The 113th in our 118-part series.
Devils banners
Tonight we caught a glimpse of the new Devils arena under construction, and it looked decidedly like there were a few certain, special white banners with Devils logos on them hanging from the rafters already. There weren’t seats in the arena bowl yet, but there were banners! We absolutely love our team’s banners; for starters, they’re beautiful. Simple, easy-to-read, without any goofy bells and whistles that some teams like to employ when they go for the random, meaningless, “we’d like to hang something from our rafters, but we’re the Coyotes and have nothing to put up there that reflects any actual accomplishment” commemorations, the Devils’ banners are straightforward celebrations of team accomplishments.

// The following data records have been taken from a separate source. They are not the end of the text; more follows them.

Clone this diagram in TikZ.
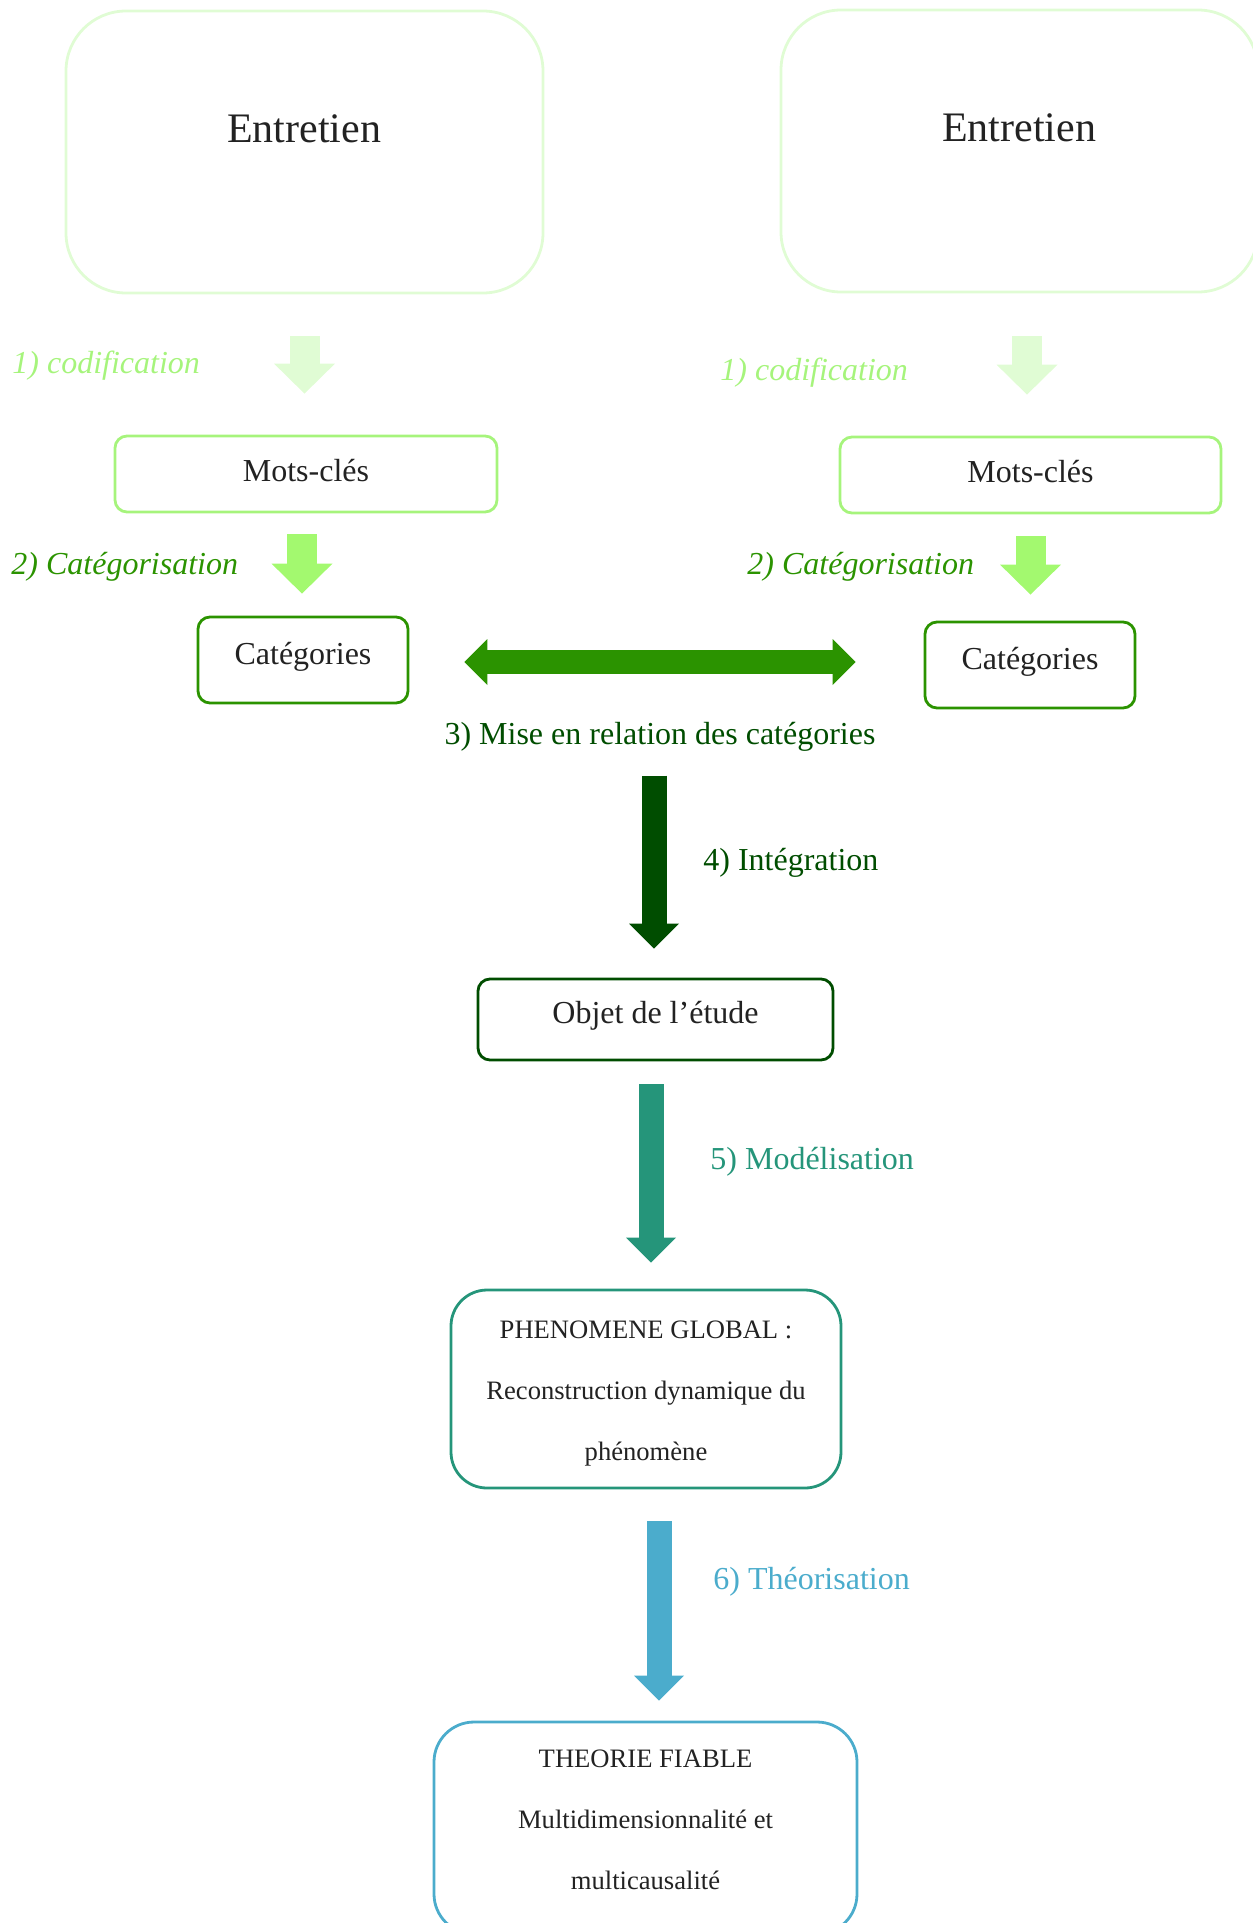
\documentclass[tikz,border=0pt]{standalone}
\usepackage{fontspec}
\setmainfont{Liberation Serif}
\usetikzlibrary{calc,positioning,arrows.meta}

\definecolor{vertpale}{HTML}{E0FCD4}
\definecolor{vertclair}{HTML}{A6F47C}
\definecolor{vertvif}{HTML}{A3F96F}
\definecolor{vertmoyen}{HTML}{2B9300}
\definecolor{vertfonce}{HTML}{004D00}
\definecolor{sarcelle}{HTML}{25957A}
\definecolor{bleuciel}{HTML}{4BACCC}
\definecolor{encre}{HTML}{222222}

\begin{document}
\begin{tikzpicture}[x=0.5pt,y=-0.5pt,
    every node/.style={font=\fontsize{16pt}{19pt}\selectfont},
    boite/.style={draw,rounded corners=6pt,line width=1.4pt,text=encre,inner sep=0pt,text height=11pt,text depth=7pt},
    grande/.style={boite,draw=vertpale,rounded corners=30pt,minimum width=238.5pt,minimum height=141pt},
    etape/.style={anchor=west,inner sep=0pt},
    longue/.style={font=\fontsize{13.3pt}{30.5pt}\selectfont,align=center,text=encre},
    grosse/.style={line width=15pt,-{Triangle[width=30.5pt 0 0,length=15pt 0 0,line width=0pt 0 0]}},
    mince/.style={line width=12.5pt,-{Triangle[width=25pt 0 0,length=12.5pt 0 0,line width=0pt 0 0]}},
  ]
  \useasboundingbox (0,0) rectangle (1253,1923);
  % les deux entretiens
  \node[grande] (ent1) at (304.5,152) {};
  \node[text=encre,font=\fontsize{21pt}{25pt}\selectfont] (ent1t) at (304,129) {Entretien};
  \node[grande] (ent2) at (1019.5,151) {};
  \node[text=encre,font=\fontsize{21pt}{25pt}\selectfont] (ent2t) at (1019,128) {Entretien};

  \node[etape,text=vertclair,font=\fontsize{16pt}{19pt}\itshape] (cod1) at (12,366) {1) codification};
  \node[etape,text=vertclair,font=\fontsize{16pt}{19pt}\itshape] (cod2) at (720,373) {1) codification};

  \node[boite,draw=vertclair,minimum width=191pt,minimum height=38pt,text depth=3.5pt] (mots1) at (306,474) {Mots-clés};
  \node[boite,draw=vertclair,minimum width=190.5pt,minimum height=38pt,text depth=3.5pt] (mots2) at (1030.5,475) {Mots-clés};

  \draw[grosse,vertpale] ($(ent1.south)+(0,42)$) -- ($(mots1.north -| ent1.south)+(0,-41)$);
  \draw[grosse,vertpale] ($(ent2.south)+(7.5,43)$) -- ($(mots2.north -| ent2.south)+(7.5,-41)$);

  \node[etape,text=vertmoyen,font=\fontsize{16pt}{19pt}\itshape] (cat1t) at (11,567) {2) Catégorisation};
  \node[etape,text=vertmoyen,font=\fontsize{16pt}{19pt}\itshape] (cat2t) at (747,567) {2) Catégorisation};

  \node[boite,draw=vertmoyen,minimum width=105pt,minimum height=43pt] (cat1) at (303,660) {Catégories};
  \node[boite,draw=vertmoyen,minimum width=105pt,minimum height=43pt] (cat2) at (1030,665) {Catégories};

  \draw[grosse,vertvif] ($(mots1.south)+(-4,21)$) -- ($(cat1.north -| mots1.south)+(-4,-22)$);
  \draw[grosse,vertvif] ($(mots2.south)+(0,22)$) -- ($(cat2.north -| mots2.south)+(0,-26)$);

  % mise en relation
  \draw[line width=12pt,vertmoyen,{Triangle[width=23pt 0 0,length=11.5pt 0 0,line width=0pt 0 0]}-{Triangle[width=23pt 0 0,length=11.5pt 0 0,line width=0pt 0 0]}]
    ($(cat1.east)+(55,2)$) -- ($(cat2.west)+(-68,-3)$);
  \node[text=vertfonce] (rel) at (660,737) {3) Mise en relation des catégories};

  \node[boite,draw=vertfonce,minimum width=177.5pt,minimum height=40.5pt] (objet) at (655.5,1019.5) {Objet de l’étude};
  \draw[mince,vertfonce] ($(rel.south)+(-6,17)$) -- ($(objet.north -| rel.south)+(-6,-29)$);
  \node[etape,text=vertfonce] (integ) at (703,863) {4) Intégration};

  \node[boite,draw=sarcelle,rounded corners=18pt,minimum width=195pt,minimum height=99pt] (phen) at (646,1389) {};
  \node[longue] (phent) at (646,1394) {PHENOMENE GLOBAL :\\Reconstruction dynamique du\\phénomène};
  \draw[mince,sarcelle] ($(objet.south)+(-4.5,23)$) -- ($(phen.north -| objet.south)+(-4.5,-26)$);
  \node[etape,text=sarcelle] (model) at (710,1162) {5) Modélisation};

  \node[boite,draw=bleuciel,rounded corners=20pt,minimum width=211.5pt,minimum height=106pt] (theo) at (645.5,1828) {};
  \node[longue] (theot) at (645.5,1820) {THEORIE FIABLE\\Multidimensionnalité et\\multicausalité};
  \draw[mince,bleuciel] ($(phen.south)+(13,32)$) -- ($(theo.north -| phen.south)+(13,-20)$);
  \node[etape,text=bleuciel] (theor) at (713,1582) {6) Théorisation};
\end{tikzpicture}
\end{document}
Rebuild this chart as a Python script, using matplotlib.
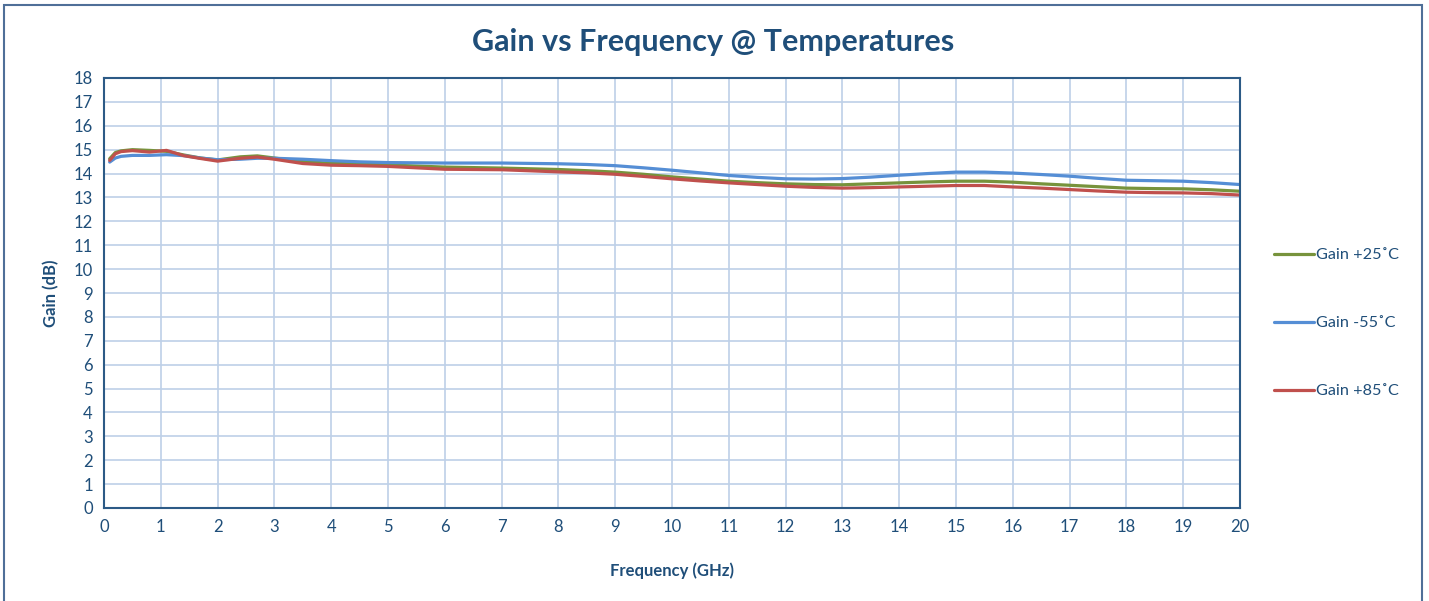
import matplotlib
matplotlib.use("Agg")
import matplotlib.pyplot as plt
from matplotlib.patches import Rectangle

freq = [0.1, 0.2, 0.3, 0.5, 0.8, 1.1, 1.4, 1.7, 2.0, 2.4, 2.7, 3.0, 3.5, 4.0, 4.5, 5.0,
        6, 7, 8, 8.5, 9, 9.5, 10, 10.5, 11, 11.5, 12, 12.5, 13, 13.5, 14, 14.5, 15, 15.5,
        16, 16.5, 17, 17.5, 18, 18.5, 19, 19.5, 20]

gain_p25 = [14.62, 14.88, 14.95, 15.0, 14.97, 14.93, 14.78, 14.65, 14.57, 14.70, 14.74, 14.65,
            14.50, 14.43, 14.40, 14.36, 14.27, 14.23, 14.17, 14.12, 14.06, 13.97, 13.86, 13.77,
            13.68, 13.62, 13.57, 13.54, 13.53, 13.57, 13.61, 13.65, 13.68, 13.68, 13.64, 13.57,
            13.51, 13.45, 13.39, 13.37, 13.36, 13.32, 13.26]

gain_m55 = [14.48, 14.65, 14.72, 14.76, 14.76, 14.79, 14.75, 14.65, 14.58, 14.60, 14.64, 14.64,
            14.60, 14.54, 14.49, 14.46, 14.44, 14.44, 14.41, 14.38, 14.33, 14.24, 14.14, 14.03,
            13.92, 13.84, 13.78, 13.77, 13.79, 13.85, 13.93, 14.00, 14.06, 14.06, 14.02, 13.96,
            13.89, 13.80, 13.72, 13.70, 13.68, 13.62, 13.54]

gain_p85 = [14.55, 14.83, 14.92, 14.96, 14.90, 14.97, 14.75, 14.63, 14.52, 14.64, 14.69, 14.60,
            14.42, 14.35, 14.33, 14.30, 14.18, 14.16, 14.07, 14.03, 13.97, 13.88, 13.78, 13.69,
            13.61, 13.54, 13.47, 13.42, 13.39, 13.41, 13.44, 13.47, 13.50, 13.50, 13.44, 13.39,
            13.33, 13.27, 13.22, 13.20, 13.19, 13.16, 13.10]

labels = ["Gain +25˚C", "Gain -55˚C", "Gain +85˚C"]
title = "Gain vs Frequency @ Temperatures"

txt = "#1F4E79"
spine = "#2C5A86"
grid = "#BED0E8"
colors = ["#77933C", "#558ED5", "#C0504D"]

plt.rcParams['font.family'] = ['Lato', 'DejaVu Sans']

fig = plt.figure(figsize=(14.29, 6.01), dpi=100)
ax = fig.add_axes([104/1429, 1 - 508/601, (1240 - 104)/1429, (508 - 78)/601])

for y, c, l in zip([gain_p25, gain_m55, gain_p85], colors, labels):
    ax.plot(freq, y, color=c, lw=2.3, label=l, solid_capstyle='round')

ax.set_xlim(0, 20)
ax.set_ylim(0, 18)
ax.set_xticks(range(0, 21))
ax.set_yticks(range(0, 19))
ax.grid(True, color=grid, lw=1.2)
ax.set_axisbelow(True)
ax.tick_params(length=0, labelsize=12, colors=txt, pad=8)
for s in ax.spines.values():
    s.set_color(spine)
    s.set_linewidth(1.5)

ax.set_xlabel("Frequency (GHz)", fontsize=12, fontweight='bold', color=txt, labelpad=20)
ax.set_ylabel("Gain (dB)", fontsize=12, fontweight='bold', color=txt, labelpad=10)

fig.text(0.499, 1 - 42/601, title, ha='center', va='center', fontsize=22,
         fontweight='bold', color=txt)

leg = ax.legend(loc='center left', bbox_to_anchor=(1259/1429, 1 - 323/601),
                bbox_transform=fig.transFigure, frameon=False, fontsize=11.7,
                handlelength=2.5, handletextpad=0.1, labelspacing=3.3)
for t in leg.get_texts():
    t.set_color(txt)

fig.add_artist(Rectangle((4/1429, -0.01), (1422 - 4)/1429, 1 - 5/601 + 0.01,
                         transform=fig.transFigure, fill=False,
                         edgecolor="#4F6F98", lw=1.5))

fig.savefig("out.png", dpi=100, facecolor='white')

Secondly, we love the team’s approach to the banners. Obviously, the Stanley Cups get big, tasteful, elegant celebrations (in as much as any banner-raising can be tasteful and elegant), but hilariously the lesser banners — the division titles, the conference championships — are just quietly slapped up into the rafters without the slightest bit of fanfare. All those years of winning the division but not winning the Cup are like a mark of shame in the moment, but something Lou recognizes will be well worth looking back on with pride years from now, so after each Cupless year we’d show up for opening night of the next season and remark, “Huh. There’s the banner for last season, hanging up already.” But our favorite thing about the banners was the way in 2003, when we arrived for the first game of that year’s postseason, we happened to glance up at the banners and spotted something remarkable. Where previously they had been spaced in such a way that they spread across the rink with no apparent space between them, now they had been shifted. It was the early rounds still, but there was a perfect, Cup-banner sized space cleared in the middle. Lou knew. And that just cracks us up.